» **RECORDS FOR PROCESSING**:
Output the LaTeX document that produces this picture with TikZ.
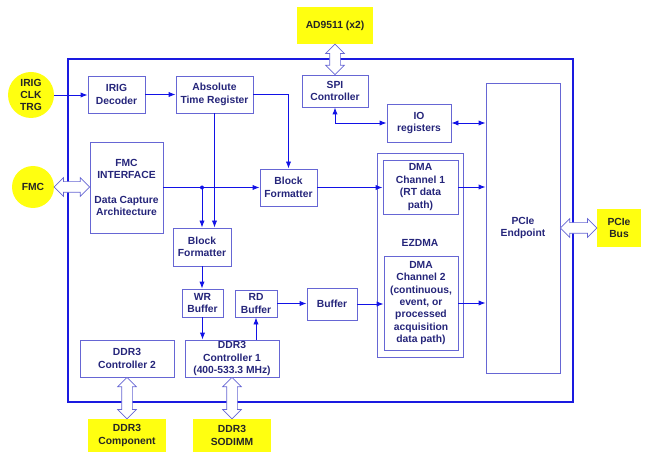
\documentclass[tikz,border=0pt]{standalone}
\usepackage{fontspec}
\setmainfont{Liberation Sans}
\usetikzlibrary{arrows.meta}
\usetikzlibrary{shapes.arrows}
\usetikzlibrary{calc}

\definecolor{linec}{HTML}{1212E6}
\definecolor{boxc}{HTML}{6666D4}
\definecolor{txtc}{HTML}{25257A}
\definecolor{framec}{HTML}{1A1AE0}
\definecolor{yellowc}{HTML}{FFFF10}

% hollow two-way arrow between two anchors
\newcommand{\hollowlink}[3]{%
  \path let \p1=(#1), \p2=(#2), \n1={veclen(\x2-\x1,\y2-\y1)} in
    node[hollow, minimum height=\n1, rotate=#3] at ($(\p1)!0.5!(\p2)$) {};}

\begin{document}
\begin{tikzpicture}[x=0.03cm,y=-0.03cm,
    font=\fontsize{8.8}{10.6}\selectfont\bfseries,
    every node/.style={text=txtc, align=center},
    blk/.style 2 args={draw=boxc, line width=0.7pt, inner sep=0pt,
      minimum width=#1*0.03cm, minimum height=#2*0.03cm},
    ext/.style 2 args={fill=yellowc, inner sep=0pt, text=black!85,
      minimum width=#1*0.03cm, minimum height=#2*0.03cm},
    extc/.style={circle, fill=yellowc, inner sep=0pt, text=black!85,
      minimum size=#1*0.03cm},
    conn/.style={draw=linec, line width=0.75pt, -{Latex[length=6pt,width=4.5pt]}},
    conn2/.style={draw=linec, line width=0.75pt, {Latex[length=6pt,width=4.5pt]}-{Latex[length=6pt,width=4.5pt]}},
    hollow/.style={double arrow, draw=boxc, fill=white, line width=0.6pt,
      inner xsep=0pt, inner ysep=5*0.03cm, minimum width=18*0.03cm,
      double arrow head extend=4*0.03cm, double arrow head indent=0pt}]
  \useasboundingbox (0,0) rectangle (645,456);

  \node[draw=framec, line width=1.5pt, inner sep=0pt,
    minimum width=505*0.03cm, minimum height=343*0.03cm] (board) at (320.5,230.5) {};

  % outside parts
  \node[extc=46] (irig) at (31,95) {IRIG\\CLK\\TRG};
  \node[extc=42] (fmc) at (33,187) {FMC};
  \node[ext={76}{37}] (ad9511) at (335,25.5) {AD9511 (x2)};
  \node[ext={44}{38}] (pciebus) at (619,228) {PCIe\\Bus};
  \node[ext={78}{33}] (ddr3comp) at (127,435.5) {DDR3\\Component};
  \node[ext={78}{33}] (ddr3sodimm) at (232,435.5) {DDR3\\SODIMM};

  % blocks on the board
  \node[blk={57}{37}] (irigdec) at (116.5,94.5) {IRIG\\Decoder};
  \node[blk={77}{37}] (abstime) at (214.5,94.5) {Absolute\\Time Register};
  \node[blk={66}{32}] (spi) at (335,91) {SPI\\Controller};
  \node[blk={64}{38}] (ioreg) at (419,123) {IO\\registers};
  \node[blk={74}{290}] (pcie) at (523,228) {PCIe\\Endpoint};
  \node[blk={73}{91}] (fmcif) at (126.5,187.5) {FMC\\INTERFACE\\[10.6pt]Data Capture\\Architecture};
  \node[blk={57}{37}] (bf1) at (288.5,187.5) {Block\\Formatter};
  \node[blk={58}{38}] (bf2) at (202,247) {Block\\Formatter};
  \node[blk={41}{28}] (wrbuf) at (202.5,303) {WR\\Buffer};
  \node[blk={42}{27}] (rdbuf) at (256,303.5) {RD\\Buffer};
  \node[blk={50}{32}] (buffer) at (332,304) {Buffer};
  \node[blk={94}{37}] (ddr3c2) at (127,358.5) {DDR3\\Controller 2};
  \node[blk={94}{37}] (ddr3c1) at (232,358.5) {DDR3\\Controller 1\\(400-533.3 MHz)};
  \node[blk={86}{204}] (ezdma) at (420,255) {};
  \node[blk={75}{54}] (dma1) at (420.5,187) {DMA\\Channel 1\\(RT data\\path)};
  \node[blk={74}{94}] (dma2) at (421,303) {DMA\\Channel 2\\(continuous,\\event, or\\processed\\acquisition\\data path)};
  \node (ezlabel) at (420,243) {EZDMA};

  % data paths
  \draw[conn] (irig.east) -- (irig.east -| irigdec.west);
  \draw[conn] (irigdec.east) -- (abstime.west);
  \draw[conn] (abstime.east) -| (bf1.north);
  \draw[conn] (abstime.south) -- (abstime.south |- bf2.north);
  \coordinate (split) at (fmcif.east -| bf2.north);
  \draw[conn] (fmcif.east) -- (bf1.west);
  \draw[conn] (split) -- (bf2.north);
  \fill[linec] (split) circle (2);
  \draw[conn] (bf1.east) -- (bf1.east -| dma1.west);
  \draw[conn] (dma1.east) -- (dma1.east -| pcie.west);
  \draw[conn2] (spi.south) |- (ioreg.west);
  \draw[conn2] (ioreg.east) -- (ioreg.east -| pcie.west);
  \draw[conn] (bf2.south) -- (bf2.south |- wrbuf.north);
  \draw[conn] (wrbuf.south) -- (wrbuf.south |- ddr3c1.north);
  \draw[conn] (rdbuf.south |- ddr3c1.north) -- (rdbuf.south);
  \draw[conn] (rdbuf.east) -- (rdbuf.east -| buffer.west);
  \draw[conn] (buffer.east) -- (buffer.east -| dma2.west);
  \draw[conn] (dma2.east) -- (dma2.east -| pcie.west);

  % external buses
  \hollowlink{ad9511.south}{spi.north}{90}
  \hollowlink{fmc.east}{fmc.east -| fmcif.west}{0}
  \hollowlink{pcie.east}{pcie.east -| pciebus.west}{0}
  \hollowlink{ddr3c2.south}{ddr3comp.north}{90}
  \hollowlink{ddr3c1.south}{ddr3sodimm.north}{90}
\end{tikzpicture}
\end{document}
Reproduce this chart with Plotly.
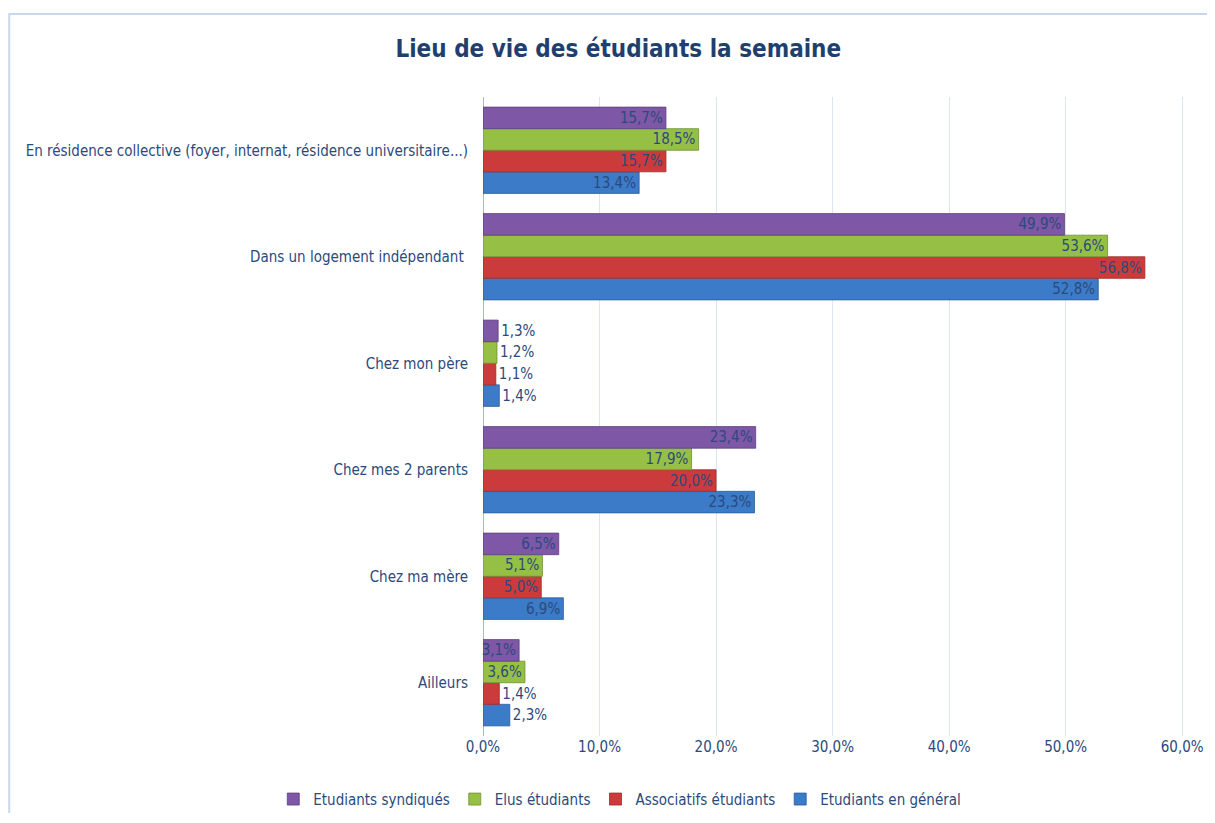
import plotly.graph_objects as go

# categories, bottom to top (plotly draws the first category at the bottom)
categories = [
    "Ailleurs",
    "Chez ma mère",
    "Chez mes 2 parents",
    "Chez mon père",
    "Dans un logement indépendant ",
    "En résidence collective (foyer, internat, résidence universitaire...)",
]

etudiants_general = [2.3, 6.9, 23.3, 1.4, 52.8, 13.4]
associatifs = [1.4, 5.0, 20.0, 1.1, 56.8, 15.7]
elus = [3.6, 5.1, 17.9, 1.2, 53.6, 18.5]
syndiques = [3.1, 6.5, 23.4, 1.3, 49.9, 15.7]

tick_vals = [0, 10, 20, 30, 40, 50, 60]
tick_labels = ["0,0%", "10,0%", "20,0%", "30,0%", "40,0%", "50,0%", "60,0%"]

series = [
    ("Etudiants en général", etudiants_general, "#3B7BC8", "#2C5E9C"),
    ("Associatifs étudiants", associatifs, "#CC3B3B", "#9E2B2B"),
    ("Elus étudiants", elus, "#95C045", "#6F9030"),
    ("Etudiants syndiqués", syndiques, "#7E57A6", "#5E3F7E"),
]

label_color = "#2B4A7C"
font_family = "DejaVu Sans Condensed, Liberation Sans Narrow, sans-serif"

fig = go.Figure()
for name, vals, color, edge in series:
    fig.add_trace(
        go.Bar(
            y=categories,
            x=vals,
            name=name,
            orientation="h",
            marker=dict(color=color, line=dict(color=edge, width=0.8)),
            texttemplate="%{x:.1f}%",
            textposition="auto",
            insidetextanchor="end",
            constraintext="none",
            textfont=dict(color=label_color, size=15, family=font_family),
            cliponaxis=False,
        )
    )

# page body has an 8px margin, so the figure is sized to fit the window
fig.update_layout(
    width=1199,
    height=805,
    title=dict(
        text="<b>Lieu de vie des étudiants la semaine</b>",
        x=0.509,
        xanchor="center",
        y=0.95,
        yanchor="middle",
        font=dict(size=24, color="#1F3F6F", family=font_family),
    ),
    barmode="group",
    bargap=0.19,
    bargroupgap=0,
    separators=", ",
    margin=dict(l=475, r=19, t=89, b=77),
    plot_bgcolor="white",
    paper_bgcolor="white",
    font=dict(family=font_family, size=15, color=label_color),
    legend=dict(
        orientation="h",
        traceorder="reversed",
        x=0.194,
        xanchor="center",
        yref="container",
        y=0.017,
        yanchor="middle",
        font=dict(size=15, color=label_color),
        itemwidth=30,
    ),
    shapes=[
        # light frame around the whole chart
        dict(
            type="rect",
            xref="paper",
            yref="paper",
            x0=-0.672,
            x1=1.1,
            y0=-0.3,
            y1=1.13,
            line=dict(color="#C9D7EB", width=2),
            layer="below",
        )
    ],
)

fig.update_xaxes(
    range=[0, 60.5],
    tickvals=tick_vals,
    ticktext=tick_labels,
    automargin=False,
    showgrid=True,
    gridcolor="#DCE5F1",
    gridwidth=1,
    zeroline=True,
    zerolinecolor="#A9B8CC",
    zerolinewidth=1,
    tickfont=dict(size=15, color=label_color),
    ticks="",
)
fig.update_yaxes(
    automargin=False,
    tickfont=dict(size=15, color=label_color),
    ticks="",
    ticklabelstandoff=14,
)

fig.write_html("out.html")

» **JOB**: Each line that holds the string "with" counts once; give the total and nothing else.

» **THE COMPLETED TASK**: 2